=== Brief ===
Copy out every line that contains "chart".

=== Record extracts ===
┌────────

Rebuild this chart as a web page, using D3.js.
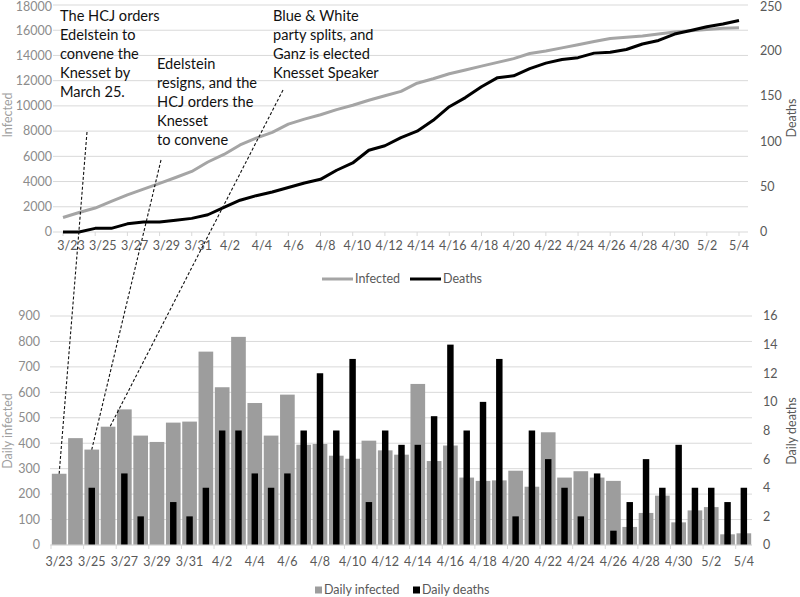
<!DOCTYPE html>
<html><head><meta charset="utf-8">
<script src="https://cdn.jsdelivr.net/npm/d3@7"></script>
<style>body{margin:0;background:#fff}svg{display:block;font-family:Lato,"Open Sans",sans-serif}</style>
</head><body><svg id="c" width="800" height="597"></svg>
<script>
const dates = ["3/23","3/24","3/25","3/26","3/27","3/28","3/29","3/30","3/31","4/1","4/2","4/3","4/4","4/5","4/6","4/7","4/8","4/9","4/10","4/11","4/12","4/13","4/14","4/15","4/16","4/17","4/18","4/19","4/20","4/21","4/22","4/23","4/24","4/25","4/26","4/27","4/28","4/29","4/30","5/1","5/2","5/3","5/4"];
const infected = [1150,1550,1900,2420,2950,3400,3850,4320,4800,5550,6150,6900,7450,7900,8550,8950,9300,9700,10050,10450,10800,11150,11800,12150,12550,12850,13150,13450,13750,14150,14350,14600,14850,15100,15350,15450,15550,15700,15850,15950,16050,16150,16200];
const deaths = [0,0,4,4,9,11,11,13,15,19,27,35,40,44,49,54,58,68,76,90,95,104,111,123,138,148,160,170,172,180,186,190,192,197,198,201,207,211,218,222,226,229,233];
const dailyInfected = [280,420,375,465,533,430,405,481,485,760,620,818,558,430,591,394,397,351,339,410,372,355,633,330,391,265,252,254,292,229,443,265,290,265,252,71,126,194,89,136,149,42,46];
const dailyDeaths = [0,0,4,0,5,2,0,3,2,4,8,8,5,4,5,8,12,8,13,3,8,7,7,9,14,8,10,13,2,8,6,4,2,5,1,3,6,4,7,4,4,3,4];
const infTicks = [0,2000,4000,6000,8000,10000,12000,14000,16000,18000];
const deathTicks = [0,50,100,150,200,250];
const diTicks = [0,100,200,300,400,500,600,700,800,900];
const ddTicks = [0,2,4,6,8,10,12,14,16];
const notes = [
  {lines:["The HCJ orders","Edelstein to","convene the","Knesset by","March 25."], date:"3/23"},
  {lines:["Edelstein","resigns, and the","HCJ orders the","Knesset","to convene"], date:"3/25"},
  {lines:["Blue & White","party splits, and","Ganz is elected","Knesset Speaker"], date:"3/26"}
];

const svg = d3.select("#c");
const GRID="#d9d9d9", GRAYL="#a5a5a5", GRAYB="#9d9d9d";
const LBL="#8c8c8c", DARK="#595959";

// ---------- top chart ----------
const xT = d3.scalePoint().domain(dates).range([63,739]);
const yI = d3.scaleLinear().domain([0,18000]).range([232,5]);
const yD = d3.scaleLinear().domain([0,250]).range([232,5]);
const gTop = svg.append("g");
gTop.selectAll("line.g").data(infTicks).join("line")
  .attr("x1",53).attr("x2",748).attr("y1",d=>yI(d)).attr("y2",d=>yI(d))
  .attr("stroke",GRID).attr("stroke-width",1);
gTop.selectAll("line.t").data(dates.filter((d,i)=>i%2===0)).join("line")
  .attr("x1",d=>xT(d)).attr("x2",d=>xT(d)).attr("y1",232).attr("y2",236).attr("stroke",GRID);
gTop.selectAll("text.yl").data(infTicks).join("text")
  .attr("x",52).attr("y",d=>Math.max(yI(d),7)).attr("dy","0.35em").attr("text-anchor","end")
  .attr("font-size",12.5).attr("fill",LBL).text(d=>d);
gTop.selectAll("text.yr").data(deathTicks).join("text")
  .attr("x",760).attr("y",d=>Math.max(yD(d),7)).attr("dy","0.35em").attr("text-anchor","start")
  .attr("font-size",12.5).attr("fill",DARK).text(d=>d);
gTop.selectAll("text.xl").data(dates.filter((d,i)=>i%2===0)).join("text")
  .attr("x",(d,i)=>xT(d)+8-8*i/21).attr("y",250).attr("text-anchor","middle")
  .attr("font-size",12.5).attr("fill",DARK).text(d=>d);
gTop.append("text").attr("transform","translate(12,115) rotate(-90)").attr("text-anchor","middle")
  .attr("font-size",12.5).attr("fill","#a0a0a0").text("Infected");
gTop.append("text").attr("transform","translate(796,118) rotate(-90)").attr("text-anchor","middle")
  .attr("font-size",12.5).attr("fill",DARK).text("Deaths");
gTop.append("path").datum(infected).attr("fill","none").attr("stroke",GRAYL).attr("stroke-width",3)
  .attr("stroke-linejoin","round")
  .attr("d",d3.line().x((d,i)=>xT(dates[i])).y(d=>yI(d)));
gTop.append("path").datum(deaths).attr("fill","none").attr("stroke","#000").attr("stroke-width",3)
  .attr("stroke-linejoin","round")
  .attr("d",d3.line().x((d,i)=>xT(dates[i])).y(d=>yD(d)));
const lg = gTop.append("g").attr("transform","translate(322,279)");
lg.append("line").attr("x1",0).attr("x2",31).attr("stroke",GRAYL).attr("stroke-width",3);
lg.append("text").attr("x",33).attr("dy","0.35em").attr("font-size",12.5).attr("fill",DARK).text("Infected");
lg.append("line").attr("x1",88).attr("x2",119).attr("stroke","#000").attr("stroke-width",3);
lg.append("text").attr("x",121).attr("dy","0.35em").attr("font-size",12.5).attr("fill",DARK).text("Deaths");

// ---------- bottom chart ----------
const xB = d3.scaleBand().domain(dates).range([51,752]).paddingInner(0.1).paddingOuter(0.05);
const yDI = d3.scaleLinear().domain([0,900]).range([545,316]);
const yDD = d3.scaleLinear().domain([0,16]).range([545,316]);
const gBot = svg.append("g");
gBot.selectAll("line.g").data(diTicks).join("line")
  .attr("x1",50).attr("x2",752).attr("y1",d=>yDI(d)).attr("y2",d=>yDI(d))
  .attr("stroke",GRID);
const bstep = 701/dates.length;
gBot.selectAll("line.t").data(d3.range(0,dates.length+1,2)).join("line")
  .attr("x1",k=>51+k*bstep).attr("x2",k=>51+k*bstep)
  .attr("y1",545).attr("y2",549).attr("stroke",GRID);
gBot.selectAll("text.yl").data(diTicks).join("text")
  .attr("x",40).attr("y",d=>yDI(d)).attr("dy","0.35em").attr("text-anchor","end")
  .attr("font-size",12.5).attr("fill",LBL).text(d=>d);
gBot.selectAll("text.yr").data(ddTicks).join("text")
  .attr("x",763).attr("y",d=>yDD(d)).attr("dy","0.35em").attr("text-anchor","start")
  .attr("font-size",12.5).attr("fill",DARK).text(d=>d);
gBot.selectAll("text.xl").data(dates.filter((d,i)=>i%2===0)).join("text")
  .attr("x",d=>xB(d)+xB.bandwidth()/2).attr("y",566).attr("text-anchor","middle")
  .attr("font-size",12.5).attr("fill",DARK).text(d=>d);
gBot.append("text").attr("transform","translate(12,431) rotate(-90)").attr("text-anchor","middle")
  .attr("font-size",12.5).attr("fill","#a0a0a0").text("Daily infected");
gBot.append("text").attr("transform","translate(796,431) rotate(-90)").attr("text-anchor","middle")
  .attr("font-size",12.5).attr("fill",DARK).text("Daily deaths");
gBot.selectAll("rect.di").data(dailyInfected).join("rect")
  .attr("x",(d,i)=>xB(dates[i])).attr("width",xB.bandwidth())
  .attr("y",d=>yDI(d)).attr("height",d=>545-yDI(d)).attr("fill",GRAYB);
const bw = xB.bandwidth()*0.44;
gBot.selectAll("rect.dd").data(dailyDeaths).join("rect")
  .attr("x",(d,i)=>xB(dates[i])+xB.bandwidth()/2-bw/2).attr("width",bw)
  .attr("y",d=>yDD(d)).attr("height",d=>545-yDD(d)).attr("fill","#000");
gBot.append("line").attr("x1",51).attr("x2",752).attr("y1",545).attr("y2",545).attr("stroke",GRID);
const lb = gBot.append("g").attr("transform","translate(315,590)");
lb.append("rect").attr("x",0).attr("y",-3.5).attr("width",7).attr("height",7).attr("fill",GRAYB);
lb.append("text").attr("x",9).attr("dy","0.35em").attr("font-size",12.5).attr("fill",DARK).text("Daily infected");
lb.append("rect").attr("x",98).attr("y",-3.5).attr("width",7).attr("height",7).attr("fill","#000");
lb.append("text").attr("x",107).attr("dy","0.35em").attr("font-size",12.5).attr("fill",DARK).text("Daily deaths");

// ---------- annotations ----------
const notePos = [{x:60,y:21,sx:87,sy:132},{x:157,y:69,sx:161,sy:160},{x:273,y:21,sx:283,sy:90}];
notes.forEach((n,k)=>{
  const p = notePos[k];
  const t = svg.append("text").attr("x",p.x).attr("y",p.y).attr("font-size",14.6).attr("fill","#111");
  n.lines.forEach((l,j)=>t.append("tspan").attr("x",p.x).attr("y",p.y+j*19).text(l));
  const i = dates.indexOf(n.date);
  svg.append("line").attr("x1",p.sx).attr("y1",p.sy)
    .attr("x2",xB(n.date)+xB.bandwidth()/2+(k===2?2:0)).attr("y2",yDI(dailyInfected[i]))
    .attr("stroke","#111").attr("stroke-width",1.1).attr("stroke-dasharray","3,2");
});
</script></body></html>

└────────
┌────────

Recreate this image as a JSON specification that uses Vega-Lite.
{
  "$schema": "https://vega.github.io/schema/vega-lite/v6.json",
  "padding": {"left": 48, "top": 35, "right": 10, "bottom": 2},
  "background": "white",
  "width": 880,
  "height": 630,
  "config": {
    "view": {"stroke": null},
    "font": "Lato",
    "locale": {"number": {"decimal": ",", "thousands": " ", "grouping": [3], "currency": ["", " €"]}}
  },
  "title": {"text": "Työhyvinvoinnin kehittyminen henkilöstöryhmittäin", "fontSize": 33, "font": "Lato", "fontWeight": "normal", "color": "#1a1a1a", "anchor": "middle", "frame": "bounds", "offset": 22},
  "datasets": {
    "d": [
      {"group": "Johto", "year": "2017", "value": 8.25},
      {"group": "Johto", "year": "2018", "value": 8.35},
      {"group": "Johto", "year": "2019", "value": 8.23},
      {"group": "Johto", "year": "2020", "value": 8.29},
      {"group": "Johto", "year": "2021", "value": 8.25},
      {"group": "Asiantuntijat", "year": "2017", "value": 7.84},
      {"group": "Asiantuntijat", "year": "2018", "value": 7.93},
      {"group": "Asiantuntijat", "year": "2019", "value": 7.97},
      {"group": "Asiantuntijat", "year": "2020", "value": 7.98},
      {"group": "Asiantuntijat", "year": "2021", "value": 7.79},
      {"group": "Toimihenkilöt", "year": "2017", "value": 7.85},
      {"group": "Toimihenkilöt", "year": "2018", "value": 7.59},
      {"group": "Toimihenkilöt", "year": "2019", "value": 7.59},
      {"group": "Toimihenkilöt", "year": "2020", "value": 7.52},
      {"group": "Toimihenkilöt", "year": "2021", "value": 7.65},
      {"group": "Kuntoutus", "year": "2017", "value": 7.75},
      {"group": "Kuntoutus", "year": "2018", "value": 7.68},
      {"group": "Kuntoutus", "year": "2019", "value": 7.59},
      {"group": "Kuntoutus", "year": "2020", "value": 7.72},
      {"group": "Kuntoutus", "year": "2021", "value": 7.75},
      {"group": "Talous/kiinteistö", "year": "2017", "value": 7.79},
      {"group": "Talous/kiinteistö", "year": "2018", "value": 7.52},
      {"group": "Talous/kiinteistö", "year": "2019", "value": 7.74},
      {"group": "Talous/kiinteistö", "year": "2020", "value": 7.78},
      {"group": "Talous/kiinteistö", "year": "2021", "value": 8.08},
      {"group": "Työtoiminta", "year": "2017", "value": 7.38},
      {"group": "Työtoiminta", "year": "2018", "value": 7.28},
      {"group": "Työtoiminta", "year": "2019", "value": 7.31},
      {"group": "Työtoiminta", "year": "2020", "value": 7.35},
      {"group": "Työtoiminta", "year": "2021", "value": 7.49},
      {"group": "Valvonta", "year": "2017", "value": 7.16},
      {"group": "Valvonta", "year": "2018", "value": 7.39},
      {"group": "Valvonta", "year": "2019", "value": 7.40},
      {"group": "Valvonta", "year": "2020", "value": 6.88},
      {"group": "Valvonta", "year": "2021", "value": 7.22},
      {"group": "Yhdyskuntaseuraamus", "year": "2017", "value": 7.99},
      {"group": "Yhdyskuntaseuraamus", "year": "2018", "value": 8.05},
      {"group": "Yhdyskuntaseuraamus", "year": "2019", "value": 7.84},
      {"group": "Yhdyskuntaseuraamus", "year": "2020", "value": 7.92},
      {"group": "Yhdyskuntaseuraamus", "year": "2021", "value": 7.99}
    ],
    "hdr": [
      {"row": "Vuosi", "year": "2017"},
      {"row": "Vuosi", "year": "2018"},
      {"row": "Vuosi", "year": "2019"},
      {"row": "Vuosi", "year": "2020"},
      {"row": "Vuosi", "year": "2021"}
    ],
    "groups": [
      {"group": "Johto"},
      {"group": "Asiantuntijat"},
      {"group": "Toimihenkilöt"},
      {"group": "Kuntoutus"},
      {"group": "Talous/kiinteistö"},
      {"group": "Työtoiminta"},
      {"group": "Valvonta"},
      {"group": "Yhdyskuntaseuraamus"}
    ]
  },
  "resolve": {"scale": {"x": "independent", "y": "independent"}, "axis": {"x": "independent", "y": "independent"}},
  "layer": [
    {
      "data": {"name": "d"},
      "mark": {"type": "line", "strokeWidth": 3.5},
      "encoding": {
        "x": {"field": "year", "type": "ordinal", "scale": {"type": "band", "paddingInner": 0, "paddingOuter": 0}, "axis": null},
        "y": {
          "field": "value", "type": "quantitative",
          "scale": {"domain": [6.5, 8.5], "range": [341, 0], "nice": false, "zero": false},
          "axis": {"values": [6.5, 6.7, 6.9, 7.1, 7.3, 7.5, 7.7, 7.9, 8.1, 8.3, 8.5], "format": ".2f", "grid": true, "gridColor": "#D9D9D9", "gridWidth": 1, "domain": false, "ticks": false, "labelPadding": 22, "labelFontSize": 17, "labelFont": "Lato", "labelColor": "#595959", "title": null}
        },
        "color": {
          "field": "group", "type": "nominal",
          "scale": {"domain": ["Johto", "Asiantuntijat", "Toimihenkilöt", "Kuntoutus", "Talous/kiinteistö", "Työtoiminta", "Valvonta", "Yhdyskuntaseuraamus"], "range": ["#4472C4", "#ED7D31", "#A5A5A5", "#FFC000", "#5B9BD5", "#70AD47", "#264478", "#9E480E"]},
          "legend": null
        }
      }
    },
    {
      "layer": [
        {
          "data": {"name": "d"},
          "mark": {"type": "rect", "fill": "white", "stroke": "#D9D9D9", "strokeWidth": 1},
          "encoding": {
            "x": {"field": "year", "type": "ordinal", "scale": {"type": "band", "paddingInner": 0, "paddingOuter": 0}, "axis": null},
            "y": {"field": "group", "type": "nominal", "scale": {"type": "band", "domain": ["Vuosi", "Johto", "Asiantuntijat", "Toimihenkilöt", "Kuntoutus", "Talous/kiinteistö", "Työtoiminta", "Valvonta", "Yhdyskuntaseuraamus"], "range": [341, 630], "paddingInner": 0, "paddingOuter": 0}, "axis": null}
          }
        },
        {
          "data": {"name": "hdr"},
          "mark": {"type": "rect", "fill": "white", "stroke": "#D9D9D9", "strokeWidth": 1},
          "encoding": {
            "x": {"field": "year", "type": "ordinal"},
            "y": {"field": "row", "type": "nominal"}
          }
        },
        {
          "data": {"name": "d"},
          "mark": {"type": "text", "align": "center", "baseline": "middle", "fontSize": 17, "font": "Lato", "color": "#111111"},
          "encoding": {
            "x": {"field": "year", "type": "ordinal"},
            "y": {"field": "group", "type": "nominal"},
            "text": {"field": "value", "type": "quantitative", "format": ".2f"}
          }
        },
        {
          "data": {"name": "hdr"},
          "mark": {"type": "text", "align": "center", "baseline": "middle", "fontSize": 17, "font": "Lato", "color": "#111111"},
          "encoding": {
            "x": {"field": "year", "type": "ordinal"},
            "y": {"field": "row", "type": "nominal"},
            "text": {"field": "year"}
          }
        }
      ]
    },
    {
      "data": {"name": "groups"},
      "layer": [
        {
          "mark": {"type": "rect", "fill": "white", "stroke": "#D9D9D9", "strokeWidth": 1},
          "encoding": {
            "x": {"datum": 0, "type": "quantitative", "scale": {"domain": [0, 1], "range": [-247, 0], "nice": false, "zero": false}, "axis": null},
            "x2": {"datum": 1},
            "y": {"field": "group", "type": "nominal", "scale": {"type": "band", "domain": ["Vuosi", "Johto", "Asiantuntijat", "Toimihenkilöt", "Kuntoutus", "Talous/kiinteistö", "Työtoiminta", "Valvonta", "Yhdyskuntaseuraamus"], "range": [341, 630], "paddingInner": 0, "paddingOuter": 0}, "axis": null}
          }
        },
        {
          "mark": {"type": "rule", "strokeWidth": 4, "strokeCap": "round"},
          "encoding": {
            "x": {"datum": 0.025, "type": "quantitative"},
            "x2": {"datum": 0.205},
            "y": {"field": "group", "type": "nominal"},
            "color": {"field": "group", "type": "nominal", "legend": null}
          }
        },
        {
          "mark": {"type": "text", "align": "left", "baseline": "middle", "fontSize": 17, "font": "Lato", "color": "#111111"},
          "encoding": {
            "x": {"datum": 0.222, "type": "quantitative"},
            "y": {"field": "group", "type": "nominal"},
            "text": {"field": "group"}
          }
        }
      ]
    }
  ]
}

└────────

=== Complete response ===
Rebuild this chart as a web page, using D3.js.
// ---------- top chart ----------
// ---------- bottom chart ----------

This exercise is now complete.